* BEGIN Task data *
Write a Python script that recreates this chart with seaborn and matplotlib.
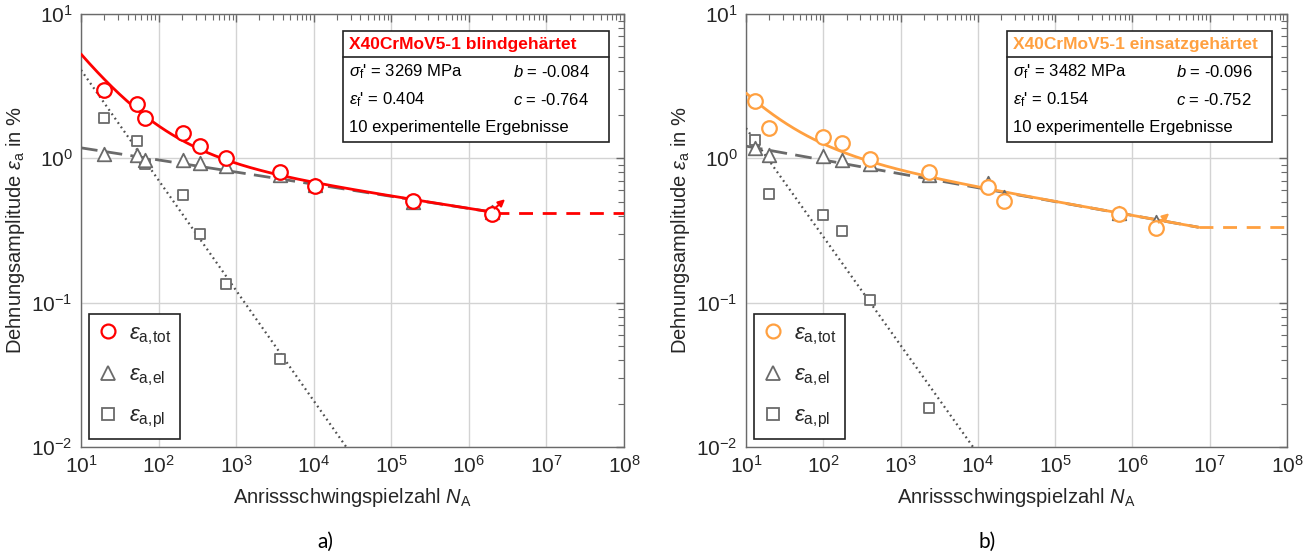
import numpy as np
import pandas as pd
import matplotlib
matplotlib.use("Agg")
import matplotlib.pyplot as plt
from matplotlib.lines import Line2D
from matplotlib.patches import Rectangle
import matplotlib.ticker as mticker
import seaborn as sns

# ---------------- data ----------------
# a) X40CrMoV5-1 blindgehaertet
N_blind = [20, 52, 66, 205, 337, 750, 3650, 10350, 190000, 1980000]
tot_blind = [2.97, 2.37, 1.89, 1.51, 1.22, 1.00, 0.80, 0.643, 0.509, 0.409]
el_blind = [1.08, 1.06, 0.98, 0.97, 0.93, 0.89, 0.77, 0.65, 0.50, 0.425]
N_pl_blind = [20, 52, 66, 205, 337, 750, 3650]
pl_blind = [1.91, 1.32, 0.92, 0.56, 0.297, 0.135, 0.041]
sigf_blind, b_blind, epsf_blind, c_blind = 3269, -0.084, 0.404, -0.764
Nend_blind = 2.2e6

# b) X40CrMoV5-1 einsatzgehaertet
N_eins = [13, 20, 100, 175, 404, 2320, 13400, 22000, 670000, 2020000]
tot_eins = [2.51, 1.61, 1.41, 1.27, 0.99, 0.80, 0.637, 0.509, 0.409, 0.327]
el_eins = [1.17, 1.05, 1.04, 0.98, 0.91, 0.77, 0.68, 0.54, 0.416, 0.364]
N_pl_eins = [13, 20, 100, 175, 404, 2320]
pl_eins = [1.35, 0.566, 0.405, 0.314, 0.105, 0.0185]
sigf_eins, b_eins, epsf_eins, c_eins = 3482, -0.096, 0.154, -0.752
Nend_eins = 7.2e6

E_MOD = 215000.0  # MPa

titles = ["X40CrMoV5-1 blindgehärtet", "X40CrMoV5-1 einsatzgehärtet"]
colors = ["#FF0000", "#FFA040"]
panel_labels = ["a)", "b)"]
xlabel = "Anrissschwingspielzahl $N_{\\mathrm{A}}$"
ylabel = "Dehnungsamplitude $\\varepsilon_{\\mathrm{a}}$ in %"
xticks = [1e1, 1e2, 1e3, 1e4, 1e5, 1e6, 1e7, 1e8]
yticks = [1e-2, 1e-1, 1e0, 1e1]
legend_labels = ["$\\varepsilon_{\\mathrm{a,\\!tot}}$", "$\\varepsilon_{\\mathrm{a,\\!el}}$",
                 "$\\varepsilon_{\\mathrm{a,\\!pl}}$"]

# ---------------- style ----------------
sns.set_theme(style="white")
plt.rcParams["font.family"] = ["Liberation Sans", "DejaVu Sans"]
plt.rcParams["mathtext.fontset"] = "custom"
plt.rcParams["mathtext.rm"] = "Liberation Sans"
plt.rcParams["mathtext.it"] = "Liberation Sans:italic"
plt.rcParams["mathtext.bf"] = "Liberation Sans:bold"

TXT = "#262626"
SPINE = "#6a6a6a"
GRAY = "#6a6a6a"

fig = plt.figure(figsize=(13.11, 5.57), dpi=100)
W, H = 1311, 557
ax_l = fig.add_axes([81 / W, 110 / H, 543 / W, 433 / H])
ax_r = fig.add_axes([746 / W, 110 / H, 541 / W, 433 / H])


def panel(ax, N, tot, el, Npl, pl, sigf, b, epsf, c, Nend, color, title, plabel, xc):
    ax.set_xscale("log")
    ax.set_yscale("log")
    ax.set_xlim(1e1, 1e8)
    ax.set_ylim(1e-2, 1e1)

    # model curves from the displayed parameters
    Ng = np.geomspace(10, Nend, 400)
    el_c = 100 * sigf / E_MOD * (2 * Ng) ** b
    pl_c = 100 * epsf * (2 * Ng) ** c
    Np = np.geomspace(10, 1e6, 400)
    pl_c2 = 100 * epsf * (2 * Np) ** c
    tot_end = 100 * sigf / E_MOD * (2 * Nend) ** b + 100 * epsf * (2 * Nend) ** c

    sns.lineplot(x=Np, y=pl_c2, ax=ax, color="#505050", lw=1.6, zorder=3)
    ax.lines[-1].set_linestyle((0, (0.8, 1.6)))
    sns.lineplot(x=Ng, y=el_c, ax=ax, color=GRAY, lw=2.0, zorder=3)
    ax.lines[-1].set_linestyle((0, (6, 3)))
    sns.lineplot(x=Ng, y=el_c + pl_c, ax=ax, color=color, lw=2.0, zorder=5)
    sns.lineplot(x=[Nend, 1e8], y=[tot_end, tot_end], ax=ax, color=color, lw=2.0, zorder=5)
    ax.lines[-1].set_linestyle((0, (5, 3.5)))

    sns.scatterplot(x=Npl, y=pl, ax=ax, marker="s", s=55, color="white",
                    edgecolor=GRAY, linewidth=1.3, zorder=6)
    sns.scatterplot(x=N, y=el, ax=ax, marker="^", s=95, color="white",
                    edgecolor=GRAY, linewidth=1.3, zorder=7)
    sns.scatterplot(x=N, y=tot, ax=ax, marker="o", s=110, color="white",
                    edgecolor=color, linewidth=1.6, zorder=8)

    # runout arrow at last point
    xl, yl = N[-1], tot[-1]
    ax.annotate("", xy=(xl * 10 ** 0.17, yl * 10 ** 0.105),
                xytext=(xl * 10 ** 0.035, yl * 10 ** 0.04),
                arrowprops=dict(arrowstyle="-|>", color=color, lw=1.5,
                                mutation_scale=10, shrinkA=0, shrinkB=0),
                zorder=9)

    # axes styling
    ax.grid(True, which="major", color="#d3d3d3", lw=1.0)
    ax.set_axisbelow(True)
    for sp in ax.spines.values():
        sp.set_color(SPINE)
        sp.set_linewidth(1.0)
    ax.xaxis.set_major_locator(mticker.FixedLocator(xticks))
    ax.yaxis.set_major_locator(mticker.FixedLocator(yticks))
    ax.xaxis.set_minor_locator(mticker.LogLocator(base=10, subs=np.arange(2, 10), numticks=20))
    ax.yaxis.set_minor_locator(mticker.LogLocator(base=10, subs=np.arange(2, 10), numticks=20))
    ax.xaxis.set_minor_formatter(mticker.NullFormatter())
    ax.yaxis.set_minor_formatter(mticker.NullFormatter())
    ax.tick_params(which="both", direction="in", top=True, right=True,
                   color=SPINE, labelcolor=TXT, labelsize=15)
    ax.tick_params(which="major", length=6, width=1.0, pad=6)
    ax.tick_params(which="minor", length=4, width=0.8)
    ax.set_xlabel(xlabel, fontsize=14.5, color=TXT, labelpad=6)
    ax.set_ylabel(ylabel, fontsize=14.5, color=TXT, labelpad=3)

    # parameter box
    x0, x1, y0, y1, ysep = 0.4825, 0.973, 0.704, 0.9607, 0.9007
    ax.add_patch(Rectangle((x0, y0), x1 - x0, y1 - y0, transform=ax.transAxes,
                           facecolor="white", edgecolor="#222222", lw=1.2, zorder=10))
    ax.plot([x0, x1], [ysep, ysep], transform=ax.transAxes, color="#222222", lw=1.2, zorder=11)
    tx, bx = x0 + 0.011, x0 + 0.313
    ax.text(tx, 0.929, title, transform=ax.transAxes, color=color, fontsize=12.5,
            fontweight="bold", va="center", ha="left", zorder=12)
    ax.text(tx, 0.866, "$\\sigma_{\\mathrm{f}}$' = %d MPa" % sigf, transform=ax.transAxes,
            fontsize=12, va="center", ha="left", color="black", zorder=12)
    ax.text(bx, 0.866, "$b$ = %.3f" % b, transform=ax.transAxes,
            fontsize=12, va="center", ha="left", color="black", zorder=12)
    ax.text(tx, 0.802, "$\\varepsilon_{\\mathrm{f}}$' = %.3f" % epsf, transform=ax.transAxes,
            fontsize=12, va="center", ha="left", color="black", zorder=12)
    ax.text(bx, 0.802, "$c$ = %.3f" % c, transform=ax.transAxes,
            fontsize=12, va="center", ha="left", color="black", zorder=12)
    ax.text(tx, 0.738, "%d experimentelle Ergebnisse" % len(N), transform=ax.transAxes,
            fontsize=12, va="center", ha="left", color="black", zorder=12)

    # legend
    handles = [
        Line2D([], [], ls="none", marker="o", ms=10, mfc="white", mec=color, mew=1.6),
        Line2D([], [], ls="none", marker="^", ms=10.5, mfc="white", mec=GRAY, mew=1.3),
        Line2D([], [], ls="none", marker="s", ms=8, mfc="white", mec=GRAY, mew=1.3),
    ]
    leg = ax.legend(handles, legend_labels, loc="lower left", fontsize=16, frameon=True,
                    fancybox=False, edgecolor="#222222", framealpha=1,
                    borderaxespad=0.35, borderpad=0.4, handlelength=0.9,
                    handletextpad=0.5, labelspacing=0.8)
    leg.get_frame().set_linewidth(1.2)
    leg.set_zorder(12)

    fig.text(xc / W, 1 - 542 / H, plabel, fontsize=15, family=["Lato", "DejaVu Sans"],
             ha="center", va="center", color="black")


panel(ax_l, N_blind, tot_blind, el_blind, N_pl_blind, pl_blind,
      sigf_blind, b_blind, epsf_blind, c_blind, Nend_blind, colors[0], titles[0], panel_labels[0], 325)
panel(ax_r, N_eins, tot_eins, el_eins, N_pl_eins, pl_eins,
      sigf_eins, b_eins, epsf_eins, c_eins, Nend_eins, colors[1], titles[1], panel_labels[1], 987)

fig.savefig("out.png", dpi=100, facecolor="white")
* END Task data *
* BEGIN Task data *
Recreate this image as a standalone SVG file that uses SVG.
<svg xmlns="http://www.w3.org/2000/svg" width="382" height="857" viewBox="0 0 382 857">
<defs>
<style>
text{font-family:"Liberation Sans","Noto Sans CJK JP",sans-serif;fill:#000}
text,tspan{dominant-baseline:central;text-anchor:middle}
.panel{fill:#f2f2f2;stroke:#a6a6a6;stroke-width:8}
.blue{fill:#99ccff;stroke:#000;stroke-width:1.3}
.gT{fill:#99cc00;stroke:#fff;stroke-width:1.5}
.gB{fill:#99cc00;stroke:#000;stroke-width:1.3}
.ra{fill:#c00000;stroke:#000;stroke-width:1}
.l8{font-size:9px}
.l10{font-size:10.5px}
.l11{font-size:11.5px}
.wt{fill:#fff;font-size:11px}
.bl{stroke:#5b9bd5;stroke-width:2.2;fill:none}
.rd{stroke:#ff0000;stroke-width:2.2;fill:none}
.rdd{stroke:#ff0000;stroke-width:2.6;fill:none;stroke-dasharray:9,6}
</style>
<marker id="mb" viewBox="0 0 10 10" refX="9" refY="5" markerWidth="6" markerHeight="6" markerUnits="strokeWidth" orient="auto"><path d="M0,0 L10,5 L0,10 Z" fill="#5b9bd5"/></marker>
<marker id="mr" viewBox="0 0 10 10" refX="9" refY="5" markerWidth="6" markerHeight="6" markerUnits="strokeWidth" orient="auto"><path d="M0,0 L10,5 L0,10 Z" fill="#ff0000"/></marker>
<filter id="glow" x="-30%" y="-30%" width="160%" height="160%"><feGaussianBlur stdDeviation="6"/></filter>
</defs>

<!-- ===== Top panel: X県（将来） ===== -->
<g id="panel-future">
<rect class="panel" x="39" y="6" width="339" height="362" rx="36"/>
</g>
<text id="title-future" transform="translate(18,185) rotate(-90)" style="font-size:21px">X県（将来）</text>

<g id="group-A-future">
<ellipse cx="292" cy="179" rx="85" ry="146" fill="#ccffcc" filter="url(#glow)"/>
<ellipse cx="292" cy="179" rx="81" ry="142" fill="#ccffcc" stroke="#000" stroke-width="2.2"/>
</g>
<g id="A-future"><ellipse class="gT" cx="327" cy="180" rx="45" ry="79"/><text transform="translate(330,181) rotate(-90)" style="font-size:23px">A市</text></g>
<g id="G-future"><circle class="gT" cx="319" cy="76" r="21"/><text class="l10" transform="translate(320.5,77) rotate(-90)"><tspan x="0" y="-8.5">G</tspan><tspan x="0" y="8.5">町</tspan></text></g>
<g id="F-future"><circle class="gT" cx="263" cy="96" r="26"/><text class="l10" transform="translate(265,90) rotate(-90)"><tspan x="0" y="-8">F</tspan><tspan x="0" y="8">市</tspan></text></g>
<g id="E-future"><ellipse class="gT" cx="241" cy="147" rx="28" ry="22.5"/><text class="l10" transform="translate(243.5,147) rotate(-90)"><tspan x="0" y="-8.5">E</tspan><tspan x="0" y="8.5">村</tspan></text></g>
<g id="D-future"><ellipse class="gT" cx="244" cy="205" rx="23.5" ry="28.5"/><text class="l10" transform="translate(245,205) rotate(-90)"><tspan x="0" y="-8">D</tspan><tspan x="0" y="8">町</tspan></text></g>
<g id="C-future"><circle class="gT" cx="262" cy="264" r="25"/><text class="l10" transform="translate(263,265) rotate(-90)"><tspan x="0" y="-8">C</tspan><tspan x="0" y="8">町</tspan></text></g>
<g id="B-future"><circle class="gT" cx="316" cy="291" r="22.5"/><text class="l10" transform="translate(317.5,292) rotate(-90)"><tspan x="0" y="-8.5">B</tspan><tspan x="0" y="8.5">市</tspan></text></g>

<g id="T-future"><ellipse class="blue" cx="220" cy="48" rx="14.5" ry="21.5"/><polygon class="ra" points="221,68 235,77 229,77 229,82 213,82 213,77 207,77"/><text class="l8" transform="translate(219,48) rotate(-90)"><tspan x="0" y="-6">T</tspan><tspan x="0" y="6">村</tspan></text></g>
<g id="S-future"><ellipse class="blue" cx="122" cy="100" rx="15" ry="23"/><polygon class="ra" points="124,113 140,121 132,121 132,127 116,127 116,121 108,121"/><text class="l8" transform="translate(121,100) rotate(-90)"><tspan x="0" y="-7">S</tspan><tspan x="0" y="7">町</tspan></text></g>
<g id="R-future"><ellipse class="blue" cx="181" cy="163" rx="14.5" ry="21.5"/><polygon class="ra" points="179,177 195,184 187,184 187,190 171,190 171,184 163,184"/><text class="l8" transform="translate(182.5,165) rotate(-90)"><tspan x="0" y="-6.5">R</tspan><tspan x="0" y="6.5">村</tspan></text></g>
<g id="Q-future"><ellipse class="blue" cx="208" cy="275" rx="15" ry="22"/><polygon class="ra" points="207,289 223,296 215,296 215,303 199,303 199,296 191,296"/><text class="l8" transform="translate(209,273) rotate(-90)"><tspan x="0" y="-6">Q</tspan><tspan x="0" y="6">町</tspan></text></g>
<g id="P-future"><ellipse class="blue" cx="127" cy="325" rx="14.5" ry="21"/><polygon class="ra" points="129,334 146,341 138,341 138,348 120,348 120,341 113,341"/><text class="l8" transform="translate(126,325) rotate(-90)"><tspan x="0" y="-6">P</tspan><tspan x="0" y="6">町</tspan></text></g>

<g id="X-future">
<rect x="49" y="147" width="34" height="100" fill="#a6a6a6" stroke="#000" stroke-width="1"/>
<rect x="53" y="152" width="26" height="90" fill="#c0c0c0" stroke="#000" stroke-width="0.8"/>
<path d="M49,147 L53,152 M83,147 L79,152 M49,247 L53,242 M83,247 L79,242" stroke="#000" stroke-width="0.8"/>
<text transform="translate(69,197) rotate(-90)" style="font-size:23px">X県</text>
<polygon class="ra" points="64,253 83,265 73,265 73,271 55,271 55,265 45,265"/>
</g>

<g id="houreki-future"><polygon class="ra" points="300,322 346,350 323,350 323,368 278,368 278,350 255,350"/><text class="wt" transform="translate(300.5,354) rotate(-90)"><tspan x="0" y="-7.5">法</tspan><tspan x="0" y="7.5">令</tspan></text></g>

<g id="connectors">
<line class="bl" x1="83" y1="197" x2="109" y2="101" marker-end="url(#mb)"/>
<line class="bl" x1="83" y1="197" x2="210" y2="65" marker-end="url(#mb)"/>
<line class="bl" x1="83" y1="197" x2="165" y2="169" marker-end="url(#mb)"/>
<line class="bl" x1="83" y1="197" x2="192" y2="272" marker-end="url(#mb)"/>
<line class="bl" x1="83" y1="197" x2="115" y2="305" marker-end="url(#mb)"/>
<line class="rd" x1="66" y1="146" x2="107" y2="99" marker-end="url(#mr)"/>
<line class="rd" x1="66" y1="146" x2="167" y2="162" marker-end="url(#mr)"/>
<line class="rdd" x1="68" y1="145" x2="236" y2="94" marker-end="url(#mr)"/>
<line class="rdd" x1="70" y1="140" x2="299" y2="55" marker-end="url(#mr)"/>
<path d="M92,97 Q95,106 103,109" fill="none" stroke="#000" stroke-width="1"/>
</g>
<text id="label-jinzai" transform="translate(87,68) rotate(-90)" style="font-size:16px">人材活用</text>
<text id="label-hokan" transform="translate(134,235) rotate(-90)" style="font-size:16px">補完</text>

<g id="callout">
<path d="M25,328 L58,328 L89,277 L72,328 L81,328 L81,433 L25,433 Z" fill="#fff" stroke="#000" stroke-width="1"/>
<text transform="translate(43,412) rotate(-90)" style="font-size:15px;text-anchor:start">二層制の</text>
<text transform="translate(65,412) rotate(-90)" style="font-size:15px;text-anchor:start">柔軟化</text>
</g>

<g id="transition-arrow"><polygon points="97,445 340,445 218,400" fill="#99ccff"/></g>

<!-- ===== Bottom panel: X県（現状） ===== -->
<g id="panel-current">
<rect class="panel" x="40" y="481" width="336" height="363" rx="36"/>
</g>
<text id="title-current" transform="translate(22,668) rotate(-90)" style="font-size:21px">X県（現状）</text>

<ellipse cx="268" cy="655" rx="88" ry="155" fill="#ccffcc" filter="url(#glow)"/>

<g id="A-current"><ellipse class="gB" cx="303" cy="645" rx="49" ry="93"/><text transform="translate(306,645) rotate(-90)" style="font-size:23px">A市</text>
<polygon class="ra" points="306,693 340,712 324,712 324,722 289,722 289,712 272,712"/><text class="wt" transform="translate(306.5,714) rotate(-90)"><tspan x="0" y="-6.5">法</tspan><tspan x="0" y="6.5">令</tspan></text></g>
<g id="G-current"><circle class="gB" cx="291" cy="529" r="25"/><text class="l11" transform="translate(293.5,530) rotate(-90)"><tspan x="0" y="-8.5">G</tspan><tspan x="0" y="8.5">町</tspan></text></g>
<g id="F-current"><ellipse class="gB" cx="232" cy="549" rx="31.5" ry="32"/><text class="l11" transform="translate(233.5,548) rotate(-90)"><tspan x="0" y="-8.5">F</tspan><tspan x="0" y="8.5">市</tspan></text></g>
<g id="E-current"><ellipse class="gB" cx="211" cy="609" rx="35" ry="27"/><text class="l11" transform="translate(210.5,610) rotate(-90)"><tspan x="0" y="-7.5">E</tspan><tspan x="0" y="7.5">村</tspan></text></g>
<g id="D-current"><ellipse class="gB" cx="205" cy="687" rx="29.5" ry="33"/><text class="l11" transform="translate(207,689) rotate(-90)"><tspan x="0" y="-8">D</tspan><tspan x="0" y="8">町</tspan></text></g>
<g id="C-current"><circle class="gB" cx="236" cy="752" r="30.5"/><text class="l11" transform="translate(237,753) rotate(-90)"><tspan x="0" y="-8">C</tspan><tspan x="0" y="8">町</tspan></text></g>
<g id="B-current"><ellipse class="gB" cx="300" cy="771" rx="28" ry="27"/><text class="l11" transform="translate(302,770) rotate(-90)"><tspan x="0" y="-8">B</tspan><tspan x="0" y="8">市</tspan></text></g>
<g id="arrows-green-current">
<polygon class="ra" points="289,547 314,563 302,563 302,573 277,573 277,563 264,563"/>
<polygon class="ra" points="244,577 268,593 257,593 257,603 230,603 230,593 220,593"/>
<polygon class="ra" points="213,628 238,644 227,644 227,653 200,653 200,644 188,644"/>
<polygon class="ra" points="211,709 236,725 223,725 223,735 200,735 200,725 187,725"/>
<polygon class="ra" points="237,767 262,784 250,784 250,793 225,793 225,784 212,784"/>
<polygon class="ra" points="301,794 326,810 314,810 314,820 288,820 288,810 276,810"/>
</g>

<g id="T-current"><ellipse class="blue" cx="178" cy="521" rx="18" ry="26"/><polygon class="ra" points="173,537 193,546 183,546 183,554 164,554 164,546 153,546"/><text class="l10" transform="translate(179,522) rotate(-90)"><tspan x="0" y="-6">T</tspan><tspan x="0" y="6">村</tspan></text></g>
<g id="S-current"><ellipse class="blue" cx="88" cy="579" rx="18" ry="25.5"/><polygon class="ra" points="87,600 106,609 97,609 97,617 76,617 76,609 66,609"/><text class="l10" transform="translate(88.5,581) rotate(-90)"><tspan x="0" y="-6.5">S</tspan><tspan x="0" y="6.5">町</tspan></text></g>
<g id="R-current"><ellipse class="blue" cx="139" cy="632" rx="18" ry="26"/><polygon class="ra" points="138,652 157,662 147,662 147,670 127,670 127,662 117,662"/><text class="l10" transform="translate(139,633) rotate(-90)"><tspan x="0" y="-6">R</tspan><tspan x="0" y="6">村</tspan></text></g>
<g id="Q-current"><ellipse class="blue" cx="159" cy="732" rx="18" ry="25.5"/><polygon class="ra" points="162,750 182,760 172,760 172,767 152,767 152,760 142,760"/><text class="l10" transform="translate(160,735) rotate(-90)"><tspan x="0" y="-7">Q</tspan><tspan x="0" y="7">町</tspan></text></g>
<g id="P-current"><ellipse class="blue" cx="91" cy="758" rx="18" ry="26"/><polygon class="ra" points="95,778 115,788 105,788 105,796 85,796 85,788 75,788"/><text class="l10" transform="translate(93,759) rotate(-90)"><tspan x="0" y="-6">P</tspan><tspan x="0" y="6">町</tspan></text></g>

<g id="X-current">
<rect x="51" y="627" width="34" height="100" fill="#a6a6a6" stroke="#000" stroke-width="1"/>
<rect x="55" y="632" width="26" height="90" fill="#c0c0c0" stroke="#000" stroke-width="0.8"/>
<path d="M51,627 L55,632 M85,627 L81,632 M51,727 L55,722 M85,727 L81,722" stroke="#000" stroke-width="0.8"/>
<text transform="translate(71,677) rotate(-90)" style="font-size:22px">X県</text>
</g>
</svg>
* END Task data *
▸ **Instruction**
Repeat, word for word, the lines of the material above from the one holding "Write a Python" through the one holding "import seaborn as sns". Leave out pictures.

▸ **Exercise response**
Write a Python script that recreates this chart with seaborn and matplotlib.
import numpy as np
import pandas as pd
import matplotlib
matplotlib.use("Agg")
import matplotlib.pyplot as plt
from matplotlib.lines import Line2D
from matplotlib.patches import Rectangle
import matplotlib.ticker as mticker
import seaborn as sns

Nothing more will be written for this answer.